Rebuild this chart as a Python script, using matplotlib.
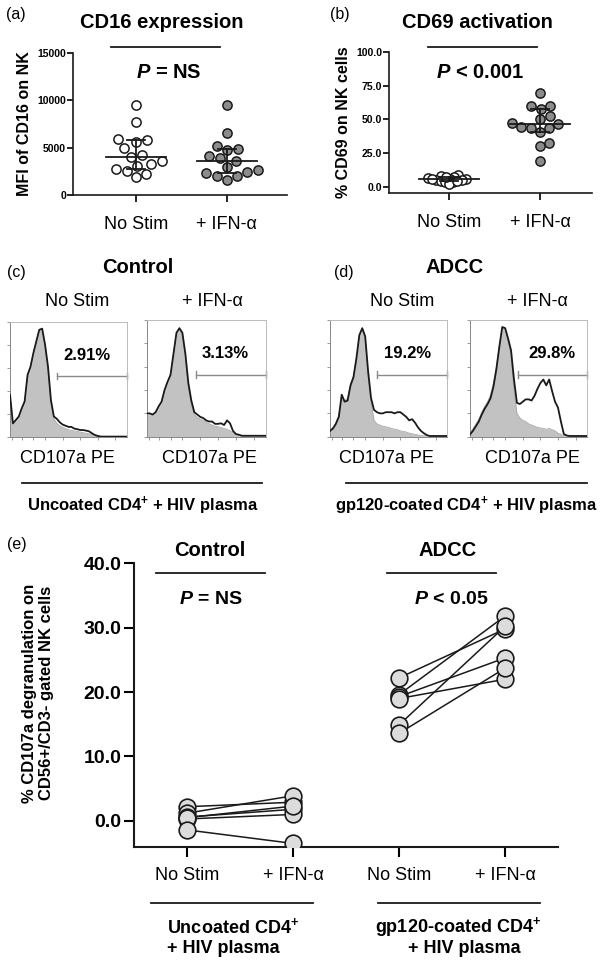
import numpy as np
import matplotlib
matplotlib.use("Agg")
import matplotlib.pyplot as plt
from matplotlib.lines import Line2D

plt.rcParams['font.family'] = ['Liberation Sans', 'DejaVu Sans']
plt.rcParams['mathtext.fontset'] = 'custom'
plt.rcParams['mathtext.rm'] = 'Liberation Sans:bold'
plt.rcParams['mathtext.it'] = 'Liberation Sans:italic:bold'
plt.rcParams['mathtext.bf'] = 'Liberation Sans:bold'

# ---- data ----
groups = ['No Stim', '+ IFN-α']

# (a) MFI of CD16 on NK
cd16_nostim = [9500, 7680, 5900, 5630, 5800, 5000, 4050, 4220, 3620, 3270, 3060, 2530, 2750, 2220, 1870]
cd16_ifn = [9500, 6580, 4750, 5170, 4860, 3870, 4120, 3590, 2990, 2460, 2000, 1580, 2040, 2360, 2640]

# (b) % CD69 on NK cells
cd69_nostim = [8.5, 7.8, 6.9, 6.4, 5.9, 5.5, 5.2, 4.8, 4.4, 3.9, 3.2, 2.2, 4.6, 5.8, 7.2]
cd69_ifn = [69.9, 60.0, 57.5, 60.2, 52.6, 50.1, 46.4, 43.9, 44.7, 47.2, 43.5, 40.5, 32.8, 29.9, 19.3]

# (c)/(d) CD107a PE histograms, heights as fraction of box, equal channel bins
hist_titles = ['2.91%', '3.13%', '19.2%', '29.8%']
ctrl_nostim_line = [0.37, 0.12, 0.15, 0.18, 0.25, 0.31, 0.54, 0.61, 0.73, 0.83, 0.93, 0.94, 0.80, 0.61,
                    0.32, 0.18, 0.16, 0.13, 0.11, 0.10, 0.09, 0.09, 0.075, 0.07, 0.063, 0.063, 0.058,
                    0.052, 0.035, 0.02, 0.012, 0.006, 0.006, 0.006, 0.006, 0.006, 0.006, 0.006, 0.006,
                    0.006, 0.006]
ctrl_nostim_fill = [0.20, 0.12, 0.14, 0.17, 0.24, 0.30, 0.50, 0.60, 0.72, 0.82, 0.92, 0.93, 0.78, 0.58,
                    0.30, 0.16, 0.12, 0.10, 0.085, 0.075, 0.065, 0.06, 0.055, 0.05, 0.045, 0.04, 0.035,
                    0.03, 0.025, 0.02, 0.015, 0.008, 0.008, 0.008, 0.008, 0.008, 0.008, 0.008, 0.008,
                    0.008, 0.008]
ctrl_ifn_line = [0.20, 0.20, 0.19, 0.21, 0.26, 0.30, 0.40, 0.47, 0.53, 0.71, 0.89, 0.93, 0.89, 0.71,
                 0.46, 0.31, 0.21, 0.19, 0.17, 0.16, 0.14, 0.13, 0.13, 0.11, 0.11, 0.115, 0.10, 0.14,
                 0.115, 0.05, 0.023, 0.017, 0.008, 0.008, 0.008, 0.008, 0.008, 0.008, 0.008, 0.008, 0.008]
ctrl_ifn_fill = [0.18, 0.19, 0.18, 0.20, 0.25, 0.29, 0.39, 0.46, 0.52, 0.70, 0.88, 0.92, 0.88, 0.69,
                 0.42, 0.27, 0.19, 0.165, 0.15, 0.14, 0.125, 0.11, 0.10, 0.09, 0.085, 0.08, 0.07, 0.065,
                 0.05, 0.035, 0.02, 0.008, 0.008, 0.008, 0.008, 0.008, 0.008, 0.008, 0.008, 0.008, 0.008]
adcc_nostim_line = [0.05, 0.07, 0.11, 0.17, 0.36, 0.30, 0.31, 0.44, 0.51, 0.67, 0.87, 0.93, 0.86, 0.56,
                    0.33, 0.23, 0.21, 0.20, 0.20, 0.21, 0.21, 0.21, 0.20, 0.21, 0.21, 0.19, 0.17, 0.14,
                    0.15, 0.12, 0.08, 0.05, 0.03, 0.014, 0.006, 0.006, 0.006, 0.006, 0.006, 0.006, 0.006]
adcc_nostim_fill = [0.05, 0.08, 0.12, 0.18, 0.33, 0.31, 0.33, 0.45, 0.52, 0.68, 0.86, 0.92, 0.84, 0.52,
                    0.30, 0.14, 0.11, 0.10, 0.09, 0.085, 0.08, 0.07, 0.065, 0.06, 0.05, 0.045, 0.04, 0.03,
                    0.025, 0.02, 0.015, 0.008, 0.008, 0.008, 0.008, 0.008, 0.008, 0.008, 0.008, 0.008, 0.008]
adcc_ifn_line = [0.02, 0.05, 0.09, 0.13, 0.19, 0.24, 0.28, 0.33, 0.43, 0.58, 0.77, 0.94, 0.93, 0.84,
                 0.74, 0.49, 0.29, 0.28, 0.30, 0.32, 0.32, 0.31, 0.35, 0.41, 0.46, 0.49, 0.44, 0.49,
                 0.39, 0.30, 0.25, 0.13, 0.023, 0.01, 0.006, 0.006, 0.006, 0.006, 0.006, 0.006, 0.006]
adcc_ifn_fill = [0.03, 0.07, 0.11, 0.15, 0.21, 0.26, 0.30, 0.36, 0.46, 0.60, 0.78, 0.93, 0.92, 0.82,
                 0.70, 0.40, 0.20, 0.16, 0.14, 0.13, 0.11, 0.10, 0.09, 0.08, 0.075, 0.07, 0.065, 0.07,
                 0.06, 0.05, 0.03, 0.02, 0.008, 0.008, 0.008, 0.008, 0.008, 0.008, 0.008, 0.008, 0.008]
gate_start = [0.405, 0.414, 0.40, 0.41]

# (e) paired CD107a degranulation
e_labels = ['No Stim', '+ IFN-α', 'No Stim', '+ IFN-α']
ctrl_nostim = [2.2, 1.2, 0.6, 0.3, 0.5, -1.4]
ctrl_ifn = [2.9, 3.9, 1.8, 1.0, 2.3, -3.5]
adcc_nostim = [22.2, 19.6, 19.3, 19.0, 14.9, 13.6]
adcc_ifn = [29.8, 31.8, 25.3, 22.0, 30.2, 23.7]

# ---- layout helpers (pixel coords, origin top-left) ----
W, H = 608, 966
fig = plt.figure(figsize=(W / 100, H / 100), dpi=100)


def add_ax(l, t, r, b):
    return fig.add_axes([l / W, 1 - b / H, (r - l) / W, (b - t) / H])


def ftext(x, y, s, **kw):
    kw.setdefault('ha', 'center')
    kw.setdefault('va', 'center')
    fig.text(x / W, 1 - y / H, s, **kw)


def fline(x1, x2, y, lw=1.3):
    fig.add_artist(Line2D([x1 / W, x2 / W], [1 - y / H, 1 - y / H], transform=fig.transFigure,
                          color='#1a1a1a', lw=lw))


def swarm(ax, center, values, diam):
    # simple beeswarm in pixel space
    trans = ax.transData
    px = trans.transform(np.column_stack([np.full(len(values), center), values]))
    ys = px[:, 1]
    offs = np.zeros(len(values))
    placed = []
    for i in np.argsort(ys):
        y = ys[i]
        cands = [0.0]
        for xo, yo in placed:
            dy = y - yo
            if abs(dy) < diam:
                dx = np.sqrt(diam ** 2 - dy ** 2)
                cands += [xo + dx, xo - dx]
        cands.sort(key=abs)
        for c in cands:
            if all((c - xo) ** 2 + (y - yo) ** 2 >= diam ** 2 - 1e-6 for xo, yo in placed):
                offs[i] = c
                break
        placed.append((offs[i], y))
    out = trans.inverted().transform(np.column_stack([px[:, 0] + offs, ys]))
    return out[:, 0]


def dot_panel(ax, sets, colors, diams):
    for k, vals in enumerate(sets):
        xs = swarm(ax, k, vals, diams[k])
        ax.scatter(xs, vals, s=44, facecolor=colors[k], edgecolor='#1a1a1a', lw=1.1, zorder=3)
        med = np.median(vals)
        q1, q3 = np.percentile(vals, [25, 75], method='weibull')
        ax.plot([k - 0.33, k + 0.33], [med, med], color='#1a1a1a', lw=1.3, zorder=4)
        ax.plot([k, k], [q1, q3], color='#1a1a1a', lw=1.3, zorder=4)
        ax.plot([k - 0.1, k + 0.1], [q1, q1], color='#1a1a1a', lw=1.3, zorder=4)
        ax.plot([k - 0.1, k + 0.1], [q3, q3], color='#1a1a1a', lw=1.3, zorder=4)


def style_dot_ax(ax):
    for s in ['top', 'right']:
        ax.spines[s].set_visible(False)
    for s in ['left', 'bottom']:
        ax.spines[s].set_linewidth(1.2)
        ax.spines[s].set_color('#1a1a1a')
    ax.set_xticks([0, 1])
    ax.set_xticklabels(groups, fontsize=13)
    ax.tick_params(axis='x', length=5, width=1.2, pad=10)
    ax.tick_params(axis='y', length=4, width=1.2, pad=1, labelsize=7.5)
    for lab in ax.get_yticklabels():
        lab.set_fontweight('bold')


# ---- (a) ----
ax_a = add_ax(73, 53, 287, 195)
ax_a.set_xlim(-0.69, 1.66)
ax_a.set_ylim(0, 15000)
ax_a.set_yticks([0, 5000, 10000, 15000])
style_dot_ax(ax_a)
ax_a.set_ylabel('MFI of CD16 on NK', fontsize=11.5, fontweight='bold', labelpad=4)
dot_panel(ax_a, [cd16_nostim, cd16_ifn], ['white', '#8c8c8c'], [11, 11])
ftext(16, 15, '(a)', fontsize=11.5)
ftext(162, 23, 'CD16 expression', fontsize=14.5, fontweight='bold')
fline(111, 220, 47)
ftext(169, 73, '$P$ = NS', fontsize=14.5, fontweight='bold')

# ---- (b) ----
ax_b = add_ax(389, 52, 592, 192.7)
ax_b.set_xlim(-0.66, 1.57)
ax_b.set_ylim(-4.4, 100)
ax_b.set_yticks([0, 25, 50, 75, 100])
ax_b.set_yticklabels(['%.1f' % v for v in [0, 25, 50, 75, 100]])
style_dot_ax(ax_b)
ax_b.set_ylabel('% CD69 on NK cells', fontsize=11.5, fontweight='bold', labelpad=4)
dot_panel(ax_b, [cd69_nostim, cd69_ifn], ['white', '#8c8c8c'], [4.5, 10])
ftext(340, 15, '(b)', fontsize=11.5)
ftext(477, 23, 'CD69 activation', fontsize=14.5, fontweight='bold')
fline(428, 537, 47)
ftext(480, 73, '$P$ < 0.001', fontsize=14.5, fontweight='bold')

# ---- (c) / (d) histograms ----
boxes = [(10, 321.7, 127, 437.3), (146.7, 320, 265.7, 436.7),
         (330, 320, 447.3, 436.7), (470, 320, 587.3, 436.7)]
lines = [ctrl_nostim_line, ctrl_ifn_line, adcc_nostim_line, adcc_ifn_line]
fills = [ctrl_nostim_fill, ctrl_ifn_fill, adcc_nostim_fill, adcc_ifn_fill]
label_x = [0.66, 0.66, 0.66, 0.70]
for k, box in enumerate(boxes):
    ax = add_ax(*box)
    ch = np.linspace(0, 1, len(lines[k]))
    ax.fill_between(ch, 0, fills[k], color='#c2c2c2', lw=0, zorder=1)
    ax.plot(ch, fills[k], color='#a8a8a8', lw=0.6, zorder=2)
    ax.plot(ch, lines[k], color='#1a1a1a', lw=1.3, zorder=3)
    ax.set_xlim(0, 1)
    ax.set_ylim(0, 1)
    for s in ax.spines.values():
        s.set_color('#bbbbbb')
        s.set_linewidth(0.7)
    ax.spines['left'].set_color('#888888')
    ax.spines['bottom'].set_color('#888888')
    ax.set_yticks([0, 0.2, 0.4, 0.6, 0.8, 1.0])
    ax.set_xticks([0.02, 0.1, 0.2, 0.3, 0.45, 0.6, 0.75, 0.9])
    ax.tick_params(length=2.2, width=0.6, color='#888888', labelleft=False, labelbottom=False)
    g0 = gate_start[k]
    ax.plot([g0, 1], [0.53, 0.53], color='#8a8a8a', lw=1.0, clip_on=False)
    ax.plot([g0, g0], [0.50, 0.56], color='#8a8a8a', lw=1.0, clip_on=False)
    ax.plot([1, 1], [0.50, 0.56], color='#8a8a8a', lw=1.0, clip_on=False)
    ax.text(label_x[k], 0.71, hist_titles[k], transform=ax.transAxes, ha='center', va='center',
            fontsize=12, fontweight='bold')

ftext(16, 273, '(c)', fontsize=11.5)
ftext(138, 268, 'Control', fontsize=14.5, fontweight='bold')
ftext(344, 273, '(d)', fontsize=11.5)
ftext(455, 268, 'ADCC', fontsize=14.5, fontweight='bold')
for x, s in zip([77.5, 212.5, 402.5, 537.5], groups * 2):
    ftext(x, 302, s, fontsize=13)
for x in [67.5, 209, 386.7, 532.5]:
    ftext(x, 459, 'CD107a PE', fontsize=13)
fline(21.7, 261.7, 482.7)
fline(346, 586.7, 482.7)
ftext(143, 506, 'Uncoated CD4$^{+}$ + HIV plasma', fontsize=12, fontweight='bold')
ftext(466.7, 506, 'gp120-coated CD4$^{+}$ + HIV plasma', fontsize=12, fontweight='bold')

# ---- (e) ----
ax_e = add_ax(134, 563.3, 558, 847.3)
ax_e.set_xlim(-0.5, 3.5)
ax_e.set_ylim(-4.1, 40)
for a_vals, b_vals, x0 in [(ctrl_nostim, ctrl_ifn, 0), (adcc_nostim, adcc_ifn, 2)]:
    for v1, v2 in zip(a_vals, b_vals):
        ax_e.plot([x0, x0 + 1], [v1, v2], color='#1a1a1a', lw=1.1, zorder=2)
    ax_e.plot(np.full(len(a_vals), x0), a_vals, 'o', ms=12, mfc='#dcdcdc', mec='#1a1a1a',
              mew=1.2, zorder=3)
    ax_e.plot(np.full(len(b_vals), x0 + 1), b_vals, 'o', ms=12, mfc='#dcdcdc', mec='#1a1a1a',
              mew=1.2, zorder=3)
for s in ['top', 'right']:
    ax_e.spines[s].set_visible(False)
for s in ['left', 'bottom']:
    ax_e.spines[s].set_linewidth(1.5)
    ax_e.spines[s].set_color('#1a1a1a')
ax_e.set_yticks([0, 10, 20, 30, 40])
ax_e.set_yticklabels(['%.1f' % v for v in [0, 10, 20, 30, 40]], fontsize=14, fontweight='bold')
ax_e.set_xticks(range(4))
ax_e.set_xticklabels(e_labels, fontsize=13)
ax_e.tick_params(axis='both', length=7, width=1.5)
ax_e.tick_params(axis='x', pad=7)
ax_e.tick_params(axis='y', pad=2)

ftext(17, 545, '(e)', fontsize=11.5)
ftext(38, 693, '% CD107a degranulation on\nCD56+/CD3- gated NK cells', rotation=90,
      fontsize=12, fontweight='bold', linespacing=1.1)
ftext(209.3, 550, 'Control', fontsize=14.5, fontweight='bold')
ftext(447.7, 550, 'ADCC', fontsize=14.5, fontweight='bold')
fline(156, 264.7, 572.7)
fline(386.8, 496, 572.7)
ftext(211, 599, '$P$ = NS', fontsize=14, fontweight='bold')
ftext(451.6, 599, '$P$ < 0.05', fontsize=14, fontweight='bold')
fline(151, 313, 903.3)
fline(378, 539.5, 903.3)
ftext(167, 926.7, 'Uncoated CD4$^{+}$', ha='left', fontsize=13, fontweight='bold')
ftext(167, 948.3, '+ HIV plasma', ha='left', fontsize=13, fontweight='bold')
ftext(458, 926.7, 'gp120-coated CD4$^{+}$', fontsize=13, fontweight='bold')
ftext(464, 948.3, '+ HIV plasma', fontsize=13, fontweight='bold')

fig.savefig('out.png', dpi=100)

Set task —
Restate, line by line and word for word, everything from the top of the material through the line that contains "from matplotlib.lines import Line2D". Leave pictures out.

Written answer —
Rebuild this chart as a Python script, using matplotlib.
import numpy as np
import matplotlib
matplotlib.use("Agg")
import matplotlib.pyplot as plt
from matplotlib.lines import Line2D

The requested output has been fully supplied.